I think it was designed this way to make blitzkrieg warfare harder.
 
i've only noticed that "GA not getting me the tiles i expected" weirdness when the city i've captured was previously fighting a culture war with some other city.

I think the presence of a third civ's culture is a big piece of the puzzle. Cyrus does have a new city to the north, which is affecting a few tiles west of Salamanca.

I finally got around to playing that game again (why I didn't follow up till now), so I saw what happened in the following turns. Here's another screenshot from the turn of the capture:

2borderej0.jpg


The blue line is what should be the border of Cyrus' city in the north, which just popped to radius 3. The pink lines show the former northern border of Madrid, which had radius 5, and Santiago which is at 3. There's also a Spanish city to the south but I don't remember exactly where and what the radius is, but I'm pretty sure it's northern boundary is the tile just south of Madrid.

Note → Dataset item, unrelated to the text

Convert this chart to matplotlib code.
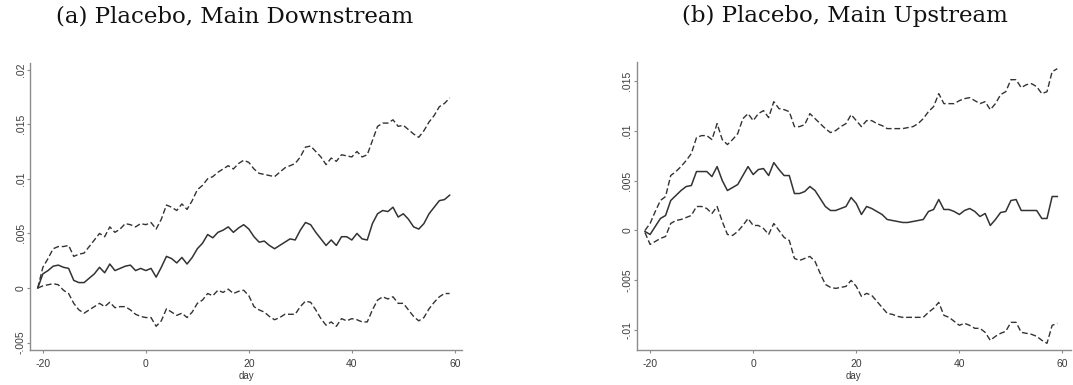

It looks like the turn of the capture, any tiles which I uniquely own change to what you would expect. So Salamanca gets all the radius 1 tiles which aren't contested by Cyrus, and Madrid gets the tiles which aren't overlapped by Spain's remaining cities.

The next turn, all of the remaining tiles that aren't in any city radius became neutral. So that pink arc north of Madrid goes away, but the tiles west of Salamanca that were contested by Persia and Spain remain neutral. And the second turn after the capture, Cyrus' culture moved in to fill this area, and the borders finally make sense.

So I would guess that you get any tiles you own right away, and it takes 2 turns for borders which are contested by a third party to move in. It seems I've noticed the 2 turn thing before, and maybe it explains KMad's culture bomb weirdness? Finally, there's some weird border decay mechanism that explains the remaining tiles - maybe to make attacking harder as Dave suggested.

I don't get the border decay at all though, it doesn't fit neatly into a radius pattern. Does anyone have any ideas or counterexamples?

Edit: Maybe the border decay is based on the amount of culture built up in the tile, not the radius. Izzy had a city across the water in the east that I razed, that could explain why the northern border receded more than the eastern one.